The major government contractor trade associations whose members will most benefit are listed as supporters of the bill, but only as co-equals to several small business associations. This so-called “streamlining bill” further eviscerates the government’s ability to win good deals from contractors and ensures that major contractors like BoeingBA
, Lockheed-Martin, Raytheon, and Northrop GrummanNOC
will continue to call the shots on contract pricing.

The meat of the bill is contained in a section that establishes a new “working group” within the Office of Federal Procurement Policy (OFPP), a relatively unknown office within the powerful Office of Management and Budget (OMB). The “working group” is supposed to “reduce barriers” for contractors. Based on my experience as a member of the Congressional Commission on Wartime Contracting (CWC), these are code words for higher prices and less accountability.

My experience suggests this provision will be used by established, large dominant government contractors to further solidify their place and make sure that the ability of the government to act like an aggressive purchaser is markedly reduced. While the “working group” is designed to be made up of federal agency representatives, a section of the bill permits the head of OFPP/OMB to include “Any other … organizations determined appropriate …”

This is an open-door invitation for contractors and their trade associations to assert themselves at OFPP, an office that is historically very contractor friendly. I have watched as OFPP firmly backed industry positions, and as OFPP Directors and senior staff beat a path to industry following their government service. Creating this group in OFPP will bind the government even more firmly to the wishes and priorities of the contracting industry, ensuring that smart deals and good pricing remain elusive.

The bill includes a particularly unwise provision that doubles the dollar applicability threshold for Cost Accounting Standards (CAS) coverage from $7.5 million to $15 million. This provision has nothing to do with small business as CAS has never applied to them. Contracts subject to CAS are cost-type contracts and similar pricing arrangements where the accounting practices employed by the contractor determine the amounts to be paid. These are subject to easy manipulation in the absence of CAS. Raising the CAS dollar threshold invites and even encourages financial manipulation and will allow inconsistent contractor accounting practices to be applied resulting in significant risk to the government.

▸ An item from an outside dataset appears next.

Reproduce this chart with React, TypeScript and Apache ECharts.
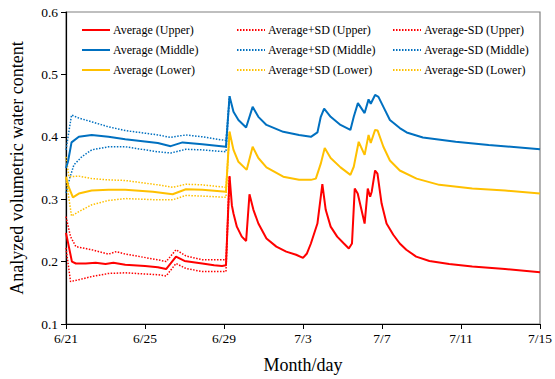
import React, { useEffect, useRef } from "react";
import * as echarts from "echarts";

// x values are days elapsed since 6/21; each tick is 4 days apart
const tickLabels = ["6/21", "6/25", "6/29", "7/3", "7/7", "7/11", "7/15"];

const avgUpper: [number, number][] = [
  [0.0, 0.246], [0.3, 0.2], [0.5, 0.197], [1.0, 0.197], [1.5, 0.198], [2.0, 0.196],
  [2.4, 0.198], [3.0, 0.195], [4.0, 0.193], [4.65, 0.191], [5.07, 0.188], [5.3, 0.197],
  [5.57, 0.208], [6.0, 0.201], [6.9, 0.197], [7.5, 0.194], [7.9, 0.193], [8.1, 0.194],
  [8.28, 0.337], [8.4, 0.29], [8.48, 0.277], [8.65, 0.256], [8.9, 0.24], [9.12, 0.233],
  [9.29, 0.308], [9.49, 0.283], [9.74, 0.261], [10.15, 0.237], [10.65, 0.224], [11.15, 0.216],
  [11.65, 0.211], [12.0, 0.206], [12.2, 0.213], [12.4, 0.229], [12.73, 0.261], [12.98, 0.324],
  [13.15, 0.283], [13.4, 0.256], [13.73, 0.24], [14.07, 0.229], [14.32, 0.221], [14.48, 0.229],
  [14.62, 0.317], [14.77, 0.309], [15.12, 0.261], [15.28, 0.317], [15.4, 0.304], [15.48, 0.312],
  [15.65, 0.346], [15.77, 0.341], [15.98, 0.293], [16.23, 0.261], [16.57, 0.243], [16.9, 0.229],
  [17.23, 0.219], [17.73, 0.208], [18.4, 0.201], [19.4, 0.196], [20.57, 0.192], [22.23, 0.188],
  [24.0, 0.183],
];
const plusSdUpper: [number, number][] = [
  [0.0, 0.272], [0.23, 0.24], [0.5, 0.224], [1.3, 0.219], [2.15, 0.212], [2.55, 0.216],
  [3.0, 0.212], [4.65, 0.203], [5.07, 0.2], [5.57, 0.219], [6.07, 0.209], [6.9, 0.203],
  [8.1, 0.203], [8.28, 0.337],
];
const minusSdUpper: [number, number][] = [
  [0.0, 0.222], [0.23, 0.168], [0.65, 0.171], [1.3, 0.176], [2.15, 0.181], [3.0, 0.182],
  [4.65, 0.179], [5.07, 0.177], [5.57, 0.197], [6.07, 0.189], [6.9, 0.184], [8.1, 0.184],
  [8.28, 0.337],
];

const avgMiddle: [number, number][] = [
  [0.0, 0.35], [0.1, 0.36], [0.28, 0.391], [0.65, 0.4], [1.3, 0.403], [2.15, 0.4],
  [3.0, 0.396], [4.65, 0.39], [5.3, 0.385], [5.9, 0.391], [6.9, 0.388], [8.1, 0.384],
  [8.28, 0.465], [8.48, 0.44], [8.73, 0.427], [9.12, 0.415], [9.45, 0.448], [9.74, 0.432],
  [10.15, 0.419], [11.0, 0.408], [11.8, 0.403], [12.4, 0.4], [12.73, 0.407], [12.9, 0.432],
  [13.07, 0.445], [13.4, 0.432], [13.9, 0.419], [14.4, 0.411], [14.57, 0.432], [14.78, 0.454],
  [15.12, 0.438], [15.32, 0.46], [15.43, 0.453], [15.65, 0.467], [15.82, 0.464], [16.07, 0.448],
  [16.4, 0.427], [16.9, 0.414], [17.25, 0.407], [18.07, 0.399], [19.73, 0.392], [21.4, 0.387],
  [24.0, 0.38],
];
const plusSdMiddle: [number, number][] = [
  [0.0, 0.379], [0.28, 0.435], [0.65, 0.43], [1.3, 0.424], [2.15, 0.416], [3.0, 0.41],
  [4.65, 0.403], [5.3, 0.399], [6.07, 0.403], [6.9, 0.4], [8.1, 0.394], [8.28, 0.465],
];
const minusSdMiddle: [number, number][] = [
  [0.0, 0.31], [0.2, 0.335], [0.4, 0.355], [0.8, 0.368], [1.3, 0.379], [2.15, 0.384],
  [3.0, 0.384], [4.65, 0.376], [5.3, 0.374], [6.07, 0.38], [6.9, 0.379], [8.1, 0.376],
  [8.28, 0.465],
];

const avgLower: [number, number][] = [
  [0.0, 0.336], [0.13, 0.32], [0.35, 0.303], [0.65, 0.309], [1.3, 0.314], [2.15, 0.315],
  [3.0, 0.315], [4.4, 0.312], [5.4, 0.308], [6.07, 0.316], [6.9, 0.315], [8.1, 0.312],
  [8.28, 0.408], [8.48, 0.379], [8.73, 0.36], [9.15, 0.347], [9.45, 0.384], [9.74, 0.366],
  [10.15, 0.351], [11.0, 0.336], [11.8, 0.331], [12.4, 0.331], [12.65, 0.333], [12.9, 0.357],
  [13.1, 0.382], [13.4, 0.366], [13.9, 0.351], [14.4, 0.339], [14.57, 0.352], [14.82, 0.392],
  [15.12, 0.371], [15.32, 0.403], [15.43, 0.39], [15.65, 0.411], [15.78, 0.41], [16.07, 0.384],
  [16.4, 0.362], [16.9, 0.346], [17.75, 0.333], [18.9, 0.323], [20.57, 0.317], [22.23, 0.314],
  [24.0, 0.309],
];
const plusSdLower: [number, number][] = [
  [0.0, 0.368], [0.15, 0.336], [0.65, 0.337], [1.3, 0.333], [2.15, 0.331], [3.0, 0.33],
  [4.65, 0.323], [5.4, 0.319], [6.07, 0.324], [6.9, 0.323], [8.1, 0.319], [8.28, 0.408],
];
const minusSdLower: [number, number][] = [
  [0.0, 0.333], [0.28, 0.273], [0.65, 0.28], [1.3, 0.291], [2.15, 0.298], [3.0, 0.301],
  [4.65, 0.299], [5.4, 0.299], [6.07, 0.306], [6.9, 0.305], [8.1, 0.303], [8.28, 0.408],
];

const RED = "#FF0000";
const BLUE = "#0070C0";
const YELLOW = "#FFC000";
const FONT = "Liberation Serif";

function solid(name: string, color: string, data: [number, number][]) {
  return {
    name, type: "line", data, symbol: "none", z: 3,
    lineStyle: { color, width: 2 }, itemStyle: { color },
  };
}
function dotted(name: string, color: string, data: [number, number][]) {
  return {
    name, type: "line", data, symbol: "none", z: 2,
    lineStyle: { color, width: 1.5, type: [1.5, 1.5] }, itemStyle: { color },
  };
}

function legendColumn(left: number, names: string[]) {
  return {
    left, top: 24, padding: 0, orient: "vertical", itemWidth: 28, itemHeight: 12, itemGap: 8,
    data: names, selectedMode: false,
    itemStyle: { opacity: 0 },
    textStyle: { fontFamily: FONT, fontSize: 12, color: "#000", padding: [0, 0, 0, -2] },
  };
}

export default function App() {
  const ref = useRef<HTMLDivElement>(null);
  useEffect(() => {
    if (!ref.current) return;
    const chart = echarts.init(ref.current, undefined, { renderer: "svg" });
    chart.setOption({
      animation: false,
      backgroundColor: "#fff",
      textStyle: { fontFamily: FONT },
      grid: { left: 62, right: 13, top: 12, bottom: 55, show: true, borderColor: "#808080", borderWidth: 1.2 },
      legend: [
        legendColumn(81, ["Average (Upper)", "Average (Middle)", "Average (Lower)"]),
        legendColumn(236, ["Average+SD (Upper)", "Average+SD (Middle)", "Average+SD (Lower)"]),
        legendColumn(392, ["Average-SD (Upper)", "Average-SD (Middle)", "Average-SD (Lower)"]),
      ],
      xAxis: {
        type: "value", min: 0, max: 24, interval: 4,
        name: "Month/day", nameLocation: "middle", nameGap: 32,
        nameTextStyle: { fontFamily: FONT, fontSize: 18, color: "#000" },
        axisLine: { lineStyle: { color: "#000", width: 1.2 } },
        axisTick: { show: true, length: 5, lineStyle: { color: "#000" } },
        axisLabel: {
          fontFamily: FONT, fontSize: 13.5, color: "#000", margin: 7,
          formatter: (v: number) => tickLabels[Math.round(v / 4)] ?? "",
        },
        splitLine: { show: false },
      },
      yAxis: {
        type: "value", min: 0.1, max: 0.6, interval: 0.1,
        name: "Analyzed volumetric water content", nameLocation: "middle", nameGap: 40,
        nameTextStyle: { fontFamily: FONT, fontSize: 18, color: "#000" },
        axisLine: { show: true, lineStyle: { color: "#000", width: 1.2 } },
        axisTick: { show: true, length: 5, lineStyle: { color: "#000" } },
        axisLabel: {
          fontFamily: FONT, fontSize: 13.5, color: "#000", margin: 8,
          formatter: (v: number) => v.toFixed(1),
        },
        splitLine: { show: false },
      },
      series: [
        dotted("Average+SD (Upper)", RED, plusSdUpper),
        dotted("Average-SD (Upper)", RED, minusSdUpper),
        dotted("Average+SD (Middle)", BLUE, plusSdMiddle),
        dotted("Average-SD (Middle)", BLUE, minusSdMiddle),
        dotted("Average+SD (Lower)", YELLOW, plusSdLower),
        dotted("Average-SD (Lower)", YELLOW, minusSdLower),
        solid("Average (Upper)", RED, avgUpper),
        solid("Average (Middle)", BLUE, avgMiddle),
        solid("Average (Lower)", YELLOW, avgLower),
      ],
    });
    return () => chart.dispose();
  }, []);
  return (
    <div
      ref={ref}
      style={{ position: "fixed", left: 0, top: 0, width: 555, height: 379 }}
    />
  );
}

As recently as the 1990s, the CAS threshold for cost-type contracts was only $500,000, but President Bill Clinton’s “acquisition reform” initiative, designed to show that Democrats could be business-friendly initially increased this figure to $1 million, and then abruptly (primarily at the behest of large defense contractors) got Congress to increase it to $7.5 million, an overall increase of 15 times the previous number. Doubling CAS applicability yet again to $15 million means that this important contract accountability threshold will have been increased by a factor of 30-fold during a 25-year period, far exceeding anything remotely suggested by inflation. As a Member of the CWC, I saw the rampant pricing abuses of cost-type contracts employed by major contractors. By raising the CAS threshold, the AGILE Act puts these abuses on steroids.

While there are initiatives Congress could take to provide further access to government contracts by small businesses and others shut out by the dominant firms, the AGILE Act almost completely ignores these approaches in favor of furthering the financial interests of the existing contractor base. It is unlikely that anyone other than government contractors are paying much attention to these types of obscure bipartisan bills.

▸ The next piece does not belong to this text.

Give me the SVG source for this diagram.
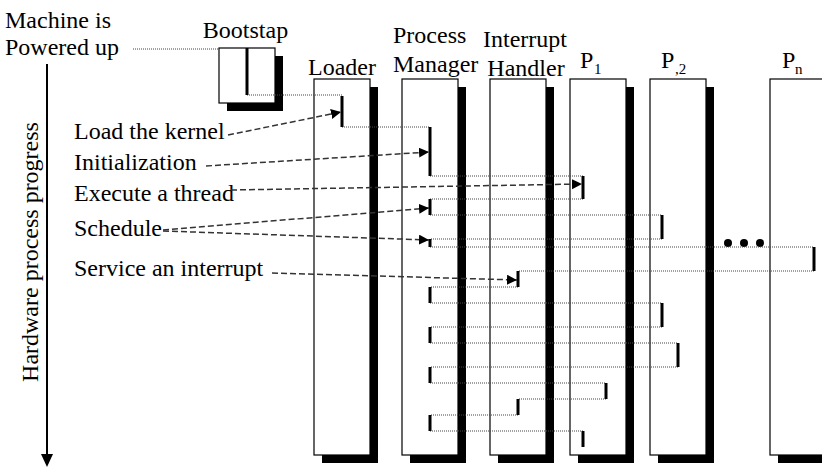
<svg xmlns="http://www.w3.org/2000/svg" width="822" height="468" viewBox="0 0 822 468">
  <defs>
    <marker id="head" markerUnits="userSpaceOnUse" markerWidth="11" markerHeight="11" refX="10" refY="5" orient="auto">
      <path d="M0,0 L10,5 L0,10 z" fill="#000"/>
    </marker>
  </defs>
  <style>
    text { font-family: "Liberation Serif", "Times New Roman", serif; font-size: 24px; fill: #000; }
    .sub { font-size: 15px; }
    .mid { text-anchor: middle; }
    .box { fill: #fff; stroke: #000; stroke-width: 1.2; }
    .shadow { fill: #000; }
    .bar { stroke: #000; stroke-width: 3; fill: none; }
    .dot { stroke: #444; stroke-width: 1; stroke-dasharray: 1 1; fill: none; }
    .dash { stroke: #333; stroke-width: 1.5; stroke-dasharray: 6 3; fill: none; marker-end: url(#head); }
  </style>

  <rect width="822" height="468" fill="#fff"/>

  <!-- start label -->
  <g id="power-on">
    <text x="5" y="28">Machine is</text>
    <text x="5" y="55">Powered up</text>
  </g>

  <!-- bootstrap box -->
  <g id="bootstap">
    <text class="mid" x="245.5" y="38">Bootstap</text>
    <rect class="shadow" x="227" y="56" width="56" height="55"/>
    <rect class="box" x="219" y="48" width="56" height="55"/>
  </g>

  <!-- process columns -->
  <g id="loader">
    <text class="mid" x="342" y="75">Loader</text>
    <rect class="shadow" x="322" y="87" width="56" height="376"/>
    <rect class="box" x="314" y="79" width="56" height="376"/>
  </g>
  <g id="process-manager">
    <text x="393" y="43">Process</text>
    <text x="393" y="72">Manager</text>
    <rect class="shadow" x="410" y="87" width="56" height="376"/>
    <rect class="box" x="402" y="79" width="56" height="376"/>
  </g>
  <g id="interrupt-handler">
    <text class="mid" x="525" y="47">Interrupt</text>
    <text class="mid" x="526" y="76">Handler</text>
    <rect class="shadow" x="498" y="87" width="56" height="376"/>
    <rect class="box" x="490" y="79" width="56" height="376"/>
  </g>
  <g id="p1">
    <text x="580" y="68">P<tspan class="sub" x="594" y="74">1</tspan></text>
    <rect class="shadow" x="578" y="87" width="56" height="376"/>
    <rect class="box" x="570" y="79" width="56" height="376"/>
  </g>
  <g id="p2">
    <text x="661" y="68">P<tspan class="sub" x="675" y="74">,2</tspan></text>
    <rect class="shadow" x="658" y="87" width="56" height="376"/>
    <rect class="box" x="650" y="79" width="56" height="376"/>
  </g>
  <g id="pn">
    <text x="782" y="68">P<tspan class="sub" x="795" y="74">n</tspan></text>
    <rect class="shadow" x="778" y="87" width="56" height="376"/>
    <rect class="box" x="770" y="79" width="56" height="376"/>
  </g>

  <!-- ellipsis between P2 and Pn -->
  <g id="more" fill="#000">
    <circle cx="728" cy="243" r="4"/>
    <circle cx="744" cy="243" r="4"/>
    <circle cx="760" cy="243" r="4"/>
  </g>

  <!-- event labels -->
  <g id="events">
    <text x="74" y="139">Load the kernel</text>
    <text x="74" y="170">Initialization</text>
    <text x="74" y="201">Execute a thread</text>
    <text x="74" y="236">Schedule</text>
    <text x="74" y="276">Service an interrupt</text>
  </g>

  <!-- time axis -->
  <g id="axis">
    <line x1="47" y1="64" x2="47" y2="456" stroke="#000" stroke-width="2"/>
    <polygon points="41,454 53,454 47,467" fill="#000"/>
    <text class="mid" transform="translate(38,252) rotate(-90)">Hardware process progress</text>
  </g>

  <g id="connectors">
    <!-- control hand-offs -->
    <path class="dot" d="M133,49 H219
      M247,95 H342 M342,127 H430 M430,176 H583 M583,199 H430
      M430,215 H662 M662,239 H430 M430,247 H814 M814,271 H518
      M518,287 H430 M430,303 H662 M662,327 H430 M430,343 H678
      M678,367 H430 M430,383 H606 M606,399 H518 M518,415 H430
      M430,431 H583"/>
    <!-- execution spans -->
    <path class="bar" stroke-width="2" d="M247,48 V95"/>
    <path class="bar" d="M342,96 V127 M430,127 V176 M583,176 V199 M430,199 V215
      M662,215 V239 M430,239 V247 M814,247 V271 M518,271 V287
      M430,287 V303 M662,303 V327 M430,327 V343 M678,343 V367
      M430,367 V383 M606,383 V399 M518,399 V415 M430,415 V431
      M583,431 V447"/>
    <!-- event pointers -->
    <path class="dash" d="M228,135 L341,112"/>
    <path class="dash" d="M206,166 L429,152"/>
    <path class="dash" d="M231,190 L582,184"/>
    <path class="dash" d="M163,230 L429,208"/>
    <path class="dash" d="M163,231 L429,240"/>
    <path class="dash" d="M272,273 L517,280"/>
  </g>
</svg>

But they should be. To the extent the federal government is paying more money to purchase fewer goods ­– like the parts to maintain weapons systems – it weakens the U.S. in its global competition with rivals like China and Russia. China, as one Air Force general recently remarked, spends one-twentieth the amount we do to purchase comparable weapons and capabilities. Unless this problem is corrected, the U.S. will eventually be overshadowed and overwhelmed. “It’s simply math,” as the general commented.